Una violenza inaspettata

Il Vangelo di questa domenica ci racconta come il Tempio non era più uno strumento per vivere secondo Dio, ma era diventato un sistema economico, di potere, che poco aveva a che fare con l’autentica fede. Per questo Gesù scaccia i mercanti: il culto va liberato, riportato all’autentico dono di se stessi e del proprio corpo. Ma noi, non siamo abituati a gesti del genere. Ci attendiamo sempre un Messia buono, misericordioso, pronto a consolare e a guarire. E qui invece abbiamo a che fare veramente con un gesto forte, un gesto violento, inequivocabile. Un ciclone, che ha come oggetto «coloro che vendono», anche se il loro ruolo è direttamente funzionale alle liturgie e al sostentamento del tempio. Come si potrebbe, del resto, offrire in sacrificio un animale, in onore di Dio, se non lo si trovasse già lì, pronto e perfetto, come vuole la Legge?

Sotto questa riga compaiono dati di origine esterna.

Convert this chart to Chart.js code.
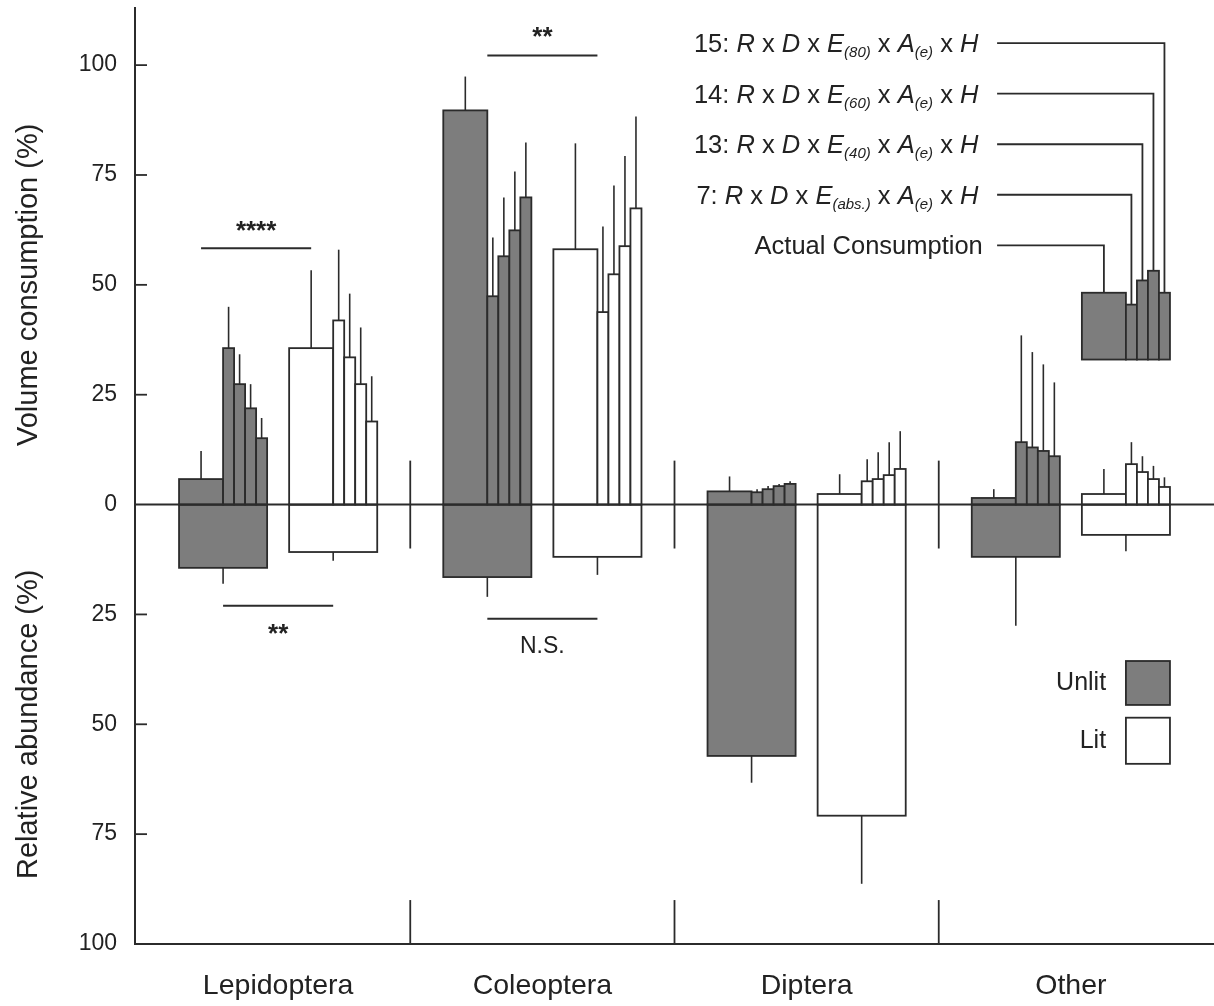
<!DOCTYPE html>
<html>
<head>
<meta charset="utf-8">
<script src="https://cdn.jsdelivr.net/npm/chart.js@4/dist/chart.umd.min.js"></script>
<style>
  html, body { margin: 0; padding: 0; background: #fff; }
  #wrap { width: 1214px; height: 1006px; }
</style>
</head>
<body>
<div id="wrap"><canvas id="insectChart" width="1214" height="1006"></canvas></div>
<script>
// insect consumption vs abundance, unlit / lit

const categories = ['Lepidoptera', 'Coleoptera', 'Diptera', 'Other'];
const groupNames = ['Unlit', 'Lit'];

// consumption (%) per category: [actual, model 7, 13, 14, 15]
const unlitConsumption = [
    [5.8, 35.6, 27.4, 21.9, 15.1],
    [89.7, 47.4, 56.5, 62.4, 69.9],
    [3.0, 2.8, 3.5, 4.2, 4.7],
    [1.5, 14.2, 13.0, 12.2, 11.0]
];
const unlitConsumptionErr = [
    [12.2, 45.0, 34.2, 27.4, 19.7],
    [97.4, 60.8, 69.9, 75.8, 82.4],
    [6.4, 3.5, 4.2, 4.7, 5.3],
    [3.5, 38.5, 34.7, 31.9, 27.8]
];
const litConsumption = [
    [35.6, 41.9, 33.5, 27.4, 18.9],
    [58.1, 43.8, 52.4, 58.8, 67.4],
    [2.4, 5.3, 5.8, 6.7, 8.1],
    [2.4, 9.2, 7.4, 5.8, 4.0]
];
const litConsumptionErr = [
    [53.3, 58.0, 48.0, 40.3, 29.2],
    [82.2, 63.3, 72.6, 79.3, 88.3],
    [6.9, 10.3, 11.9, 14.2, 16.7],
    [8.1, 14.2, 11.0, 8.8, 6.2]
];

// relative abundance (%), drawn downwards
const unlitAbundance = [14.4, 16.5, 57.2, 11.9];
const unlitAbundanceErr = [18.0, 21.0, 63.3, 27.6];
const litAbundance = [10.8, 11.9, 70.8, 6.9];
const litAbundanceErr = [12.8, 16.0, 86.3, 10.6];

// key inset
const insetBase = 33;
const insetValues = [48.2, 45.5, 51.0, 53.2, 48.2];
const modelIds = ['7', '13', '14', '15'];
const modelEffSubs = ['abs.', '40', '60', '80'];

// significance labels
const sigLabels = ['****', '**', '**', 'N.S.'];

const yTicks = [100, 75, 50, 25, 0, -25, -50, -75, -100];

const FONT = '"Liberation Sans", Arial, Helvetica, sans-serif';
const GREY = '#7d7d7d';
const INK = '#2b2b2b';

// layout bits (in axis units)
const GROUP_OFFSET = [3, 13];
const CAT_WIDTH = 24;
const LEADER_Y = [59, 70.5, 82, 93.5, 105];
const SIG = [
    { from: 5, to: 15, y: 58.3, ty: 60.5, label: 0 },
    { from: 31, to: 41, y: 102.2, ty: 104.6, label: 1 },
    { from: 7, to: 17, y: -23, ty: -31.2, label: 2 },
    { from: 31, to: 41, y: -26, ty: -32.4, label: 3 }
];

function richSegments(i) {
    // i = 0 -> actual consumption, else model formula
    if (i === 0) return [{ t: 'Actual Consumption' }];
    return [
        { t: modelIds[i - 1] + ': ' },
        { t: 'R', it: true }, { t: ' x ' },
        { t: 'D', it: true }, { t: ' x ' },
        { t: 'E', it: true }, { t: '(' + modelEffSubs[i - 1] + ')', it: true, sub: true }, { t: ' x ' },
        { t: 'A', it: true }, { t: '(e)', it: true, sub: true }, { t: ' x ' },
        { t: 'H', it: true }
    ];
}

const barsPlugin = {
    id: 'insectBars',
    afterDraw(chart) {
        const { ctx, chartArea } = chart;
        const xs = chart.scales.x;
        const ys = chart.scales.y;
        const px = v => xs.getPixelForValue(v);
        const py = v => ys.getPixelForValue(v);

        ctx.save();
        ctx.lineCap = 'butt';

        function box(x0, x1, y0, y1, fill) {
            const l = px(x0), r = px(x1);
            const t = py(Math.max(y0, y1)), b = py(Math.min(y0, y1));
            ctx.fillStyle = fill;
            ctx.fillRect(l, t, r - l, b - t);
            ctx.strokeStyle = INK;
            ctx.lineWidth = 1.8;
            ctx.strokeRect(l, t, r - l, b - t);
        }
        function vline(xv, y0, y1, w) {
            ctx.strokeStyle = INK;
            ctx.lineWidth = w || 1.6;
            ctx.beginPath();
            ctx.moveTo(px(xv), py(y0));
            ctx.lineTo(px(xv), py(y1));
            ctx.stroke();
        }
        function hline(x0, x1, yv, w) {
            ctx.strokeStyle = INK;
            ctx.lineWidth = w || 2;
            ctx.beginPath();
            ctx.moveTo(px(x0), py(yv));
            ctx.lineTo(px(x1), py(yv));
            ctx.stroke();
        }

        const cons = [unlitConsumption, litConsumption];
        const consErr = [unlitConsumptionErr, litConsumptionErr];
        const abund = [unlitAbundance, litAbundance];
        const abundErr = [unlitAbundanceErr, litAbundanceErr];
        const fills = [GREY, '#ffffff'];

        categories.forEach((c, i) => {
            for (let g = 0; g < 2; g++) {
                const g0 = CAT_WIDTH * i + GROUP_OFFSET[g];
                // abundance below zero
                box(g0, g0 + 8, 0, -abund[g][i], fills[g]);
                vline(g0 + 4, -abund[g][i], -abundErr[g][i]);
                // consumption above zero
                const vals = cons[g][i];
                const errs = consErr[g][i];
                vals.forEach((v, k) => {
                    const a = k === 0 ? g0 : g0 + 3 + k;
                    const b = k === 0 ? g0 + 4 : g0 + 4 + k;
                    box(a, b, 0, v, fills[g]);
                });
                vals.forEach((v, k) => {
                    const mid = k === 0 ? g0 + 2 : g0 + 3.5 + k;
                    vline(mid, v, errs[k]);
                });
            }
        });

        // zero line
        ctx.strokeStyle = INK;
        ctx.lineWidth = 2;
        ctx.beginPath();
        ctx.moveTo(chartArea.left, py(0));
        ctx.lineTo(chartArea.right, py(0));
        ctx.stroke();

        // category separators
        for (let i = 1; i < categories.length; i++) {
            vline(CAT_WIDTH * i, -10, 10, 1.8);
            vline(CAT_WIDTH * i, -100, -90, 1.8);
        }

        // inward y ticks
        ctx.strokeStyle = INK;
        ctx.lineWidth = 1.8;
        yTicks.filter(t => t !== 0 && t !== -100).forEach(t => {
            ctx.beginPath();
            ctx.moveTo(chartArea.left, py(t));
            ctx.lineTo(chartArea.left + 12, py(t));
            ctx.stroke();
        });

        // significance bars
        SIG.forEach(s => {
            hline(s.from, s.to, s.y, 2);
            const label = sigLabels[s.label];
            ctx.fillStyle = '#222';
            ctx.textAlign = 'center';
            if (label.indexOf('*') >= 0) {
                ctx.font = 'bold 26px ' + FONT;
                ctx.textBaseline = 'alphabetic';
            } else {
                ctx.font = '23px ' + FONT;
                ctx.textBaseline = 'middle';
            }
            ctx.fillText(label, px((s.from + s.to) / 2), py(s.ty));
        });

        // key inset: floating bars at the "Other / Lit" slot
        const k0 = CAT_WIDTH * 3 + GROUP_OFFSET[1];
        insetValues.forEach((v, k) => {
            const a = k === 0 ? k0 : k0 + 3 + k;
            const b = k === 0 ? k0 + 4 : k0 + 4 + k;
            box(a, b, insetBase, v, GREY);
        });
        insetValues.forEach((v, k) => {
            const mid = k === 0 ? k0 + 2 : k0 + 3.5 + k;
            const ly = LEADER_Y[k];
            ctx.strokeStyle = INK;
            ctx.lineWidth = 1.8;
            ctx.beginPath();
            ctx.moveTo(px(77.3), py(ly));
            ctx.lineTo(px(mid), py(ly));
            ctx.lineTo(px(mid), py(v));
            ctx.stroke();

            // label text, right aligned
            const segs = richSegments(k);
            const mainSize = 25.5, subSize = 15;
            const textRight = k === 0 ? px(76.0) : px(75.6);
            let total = 0;
            segs.forEach(s => {
                ctx.font = (s.it ? 'italic ' : '') + (s.sub ? subSize : mainSize) + 'px ' + FONT;
                s.w = ctx.measureText(s.t).width;
                total += s.w;
            });
            let cx = textRight - total;
            const base = py(ly) + mainSize * 0.36;
            ctx.fillStyle = '#222';
            ctx.textAlign = 'left';
            ctx.textBaseline = 'alphabetic';
            segs.forEach(s => {
                ctx.font = (s.it ? 'italic ' : '') + (s.sub ? subSize : mainSize) + 'px ' + FONT;
                ctx.fillText(s.t, cx, s.sub ? base + 5 : base);
                cx += s.w;
            });
        });

        // legend
        const legendY = [[-35.6, -45.6], [-48.5, -59]];
        groupNames.forEach((name, g) => {
            box(89, 93, legendY[g][0], legendY[g][1], fills[g]);
            ctx.fillStyle = '#222';
            ctx.font = '25px ' + FONT;
            ctx.textAlign = 'right';
            ctx.textBaseline = 'middle';
            ctx.fillText(name, px(87.2), py((legendY[g][0] + legendY[g][1]) / 2));
        });

        // y axis titles
        ctx.fillStyle = '#222';
        ctx.font = '29px ' + FONT;
        ctx.textAlign = 'center';
        ctx.textBaseline = 'middle';
        [['Volume consumption (%)', 50], ['Relative abundance (%)', -50]].forEach(([t, v]) => {
            ctx.save();
            ctx.translate(chartArea.left - 106, py(v));
            ctx.rotate(-Math.PI / 2);
            ctx.fillText(t, 0, 0);
            ctx.restore();
        });

        ctx.restore();
    }
};

const ctx = document.getElementById('insectChart').getContext('2d');
window.insectChart = new Chart(ctx, {
    type: 'scatter',
    data: { datasets: [{ data: [], pointRadius: 0 }] },
    options: {
        responsive: false,
        animation: false,
        devicePixelRatio: 1,
        layout: { padding: { top: 8, right: 0, left: 0, bottom: 0 } },
        plugins: {
            legend: { display: false },
            tooltip: { enabled: false }
        },
        scales: {
            x: {
                type: 'linear',
                min: -1,
                max: 97,
                grid: { display: false, drawTicks: false },
                border: { display: true, color: INK, width: 2 },
                afterBuildTicks: axis => {
                    axis.ticks = categories.map((c, i) => ({ value: CAT_WIDTH * i + 12 }));
                },
                afterFit: axis => {
                    axis.height = 62;
                    axis.paddingLeft = 0;
                    axis.paddingRight = 0;
                },
                ticks: {
                    autoSkip: false,
                    maxRotation: 0,
                    padding: 25,
                    color: '#222',
                    font: { family: FONT, size: 28.5 },
                    callback: v => categories[Math.round((v - 12) / CAT_WIDTH)] || ''
                }
            },
            y: {
                type: 'linear',
                min: -100,
                max: 113,
                grid: { display: false, drawTicks: false },
                border: { display: true, color: INK, width: 2 },
                afterBuildTicks: axis => {
                    axis.ticks = yTicks.map(v => ({ value: v }));
                },
                afterFit: axis => {
                    axis.width = 135;
                    axis.paddingTop = 0;
                    axis.paddingBottom = 0;
                },
                ticks: {
                    padding: 18,
                    color: '#222',
                    font: { family: FONT, size: 23 },
                    callback: v => String(Math.abs(v))
                }
            }
        }
    },
    plugins: [barsPlugin]
});
</script>
</body>
</html>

Come si potrebbe evitare l’insulto di donare al tempio, e in definitiva a Dio, del denaro che reca l’effigie di divinità straniere? Perché, dunque, Gesù si scatena contro queste persone, la cui presenza è ritenuta, tutto sommato, indispensabile?
Quello che c’è in gioco deve essere estremamente importante se, pur di difenderlo, Gesù ricorre alla forza. Ma di cosa si tratta? Del rapporto con Dio.
Il rischio, pertanto, non dev’essere minimizzato: questa relazione, che costituisce l’asse portante della nostra vita, corre il pericolo di essere, in qualche modo, inquinata, attraversata da un terribile equivoco. Dio non è in vendita, e l’odore del denaro diventa una puzza insostenibile quando proviene da attività svolte all’ombra del sacro, sotto la copertura del tempio, con il pretesto del culto. Dio non è in vendita e coloro che lo fanno credere, o lo danno a intendere col loro comportamento, sono dei blasfemi perché disonorano Dio riducendolo a un’orrida maschera, a un “oggetto” che può essere acquistato. Dio non è in vendita: il suo amore, la sua grazia, non sono il risultato di una transazione commerciale. Chi si illude di poterlo in qualche modo “comperare” si sbaglia del tutto. E si nega, di fatto, un accesso a lui, al suo volto autentico; s’interdice un’esperienza di luce e di pace, che costituisce il tesoro prezioso della nostra esistenza.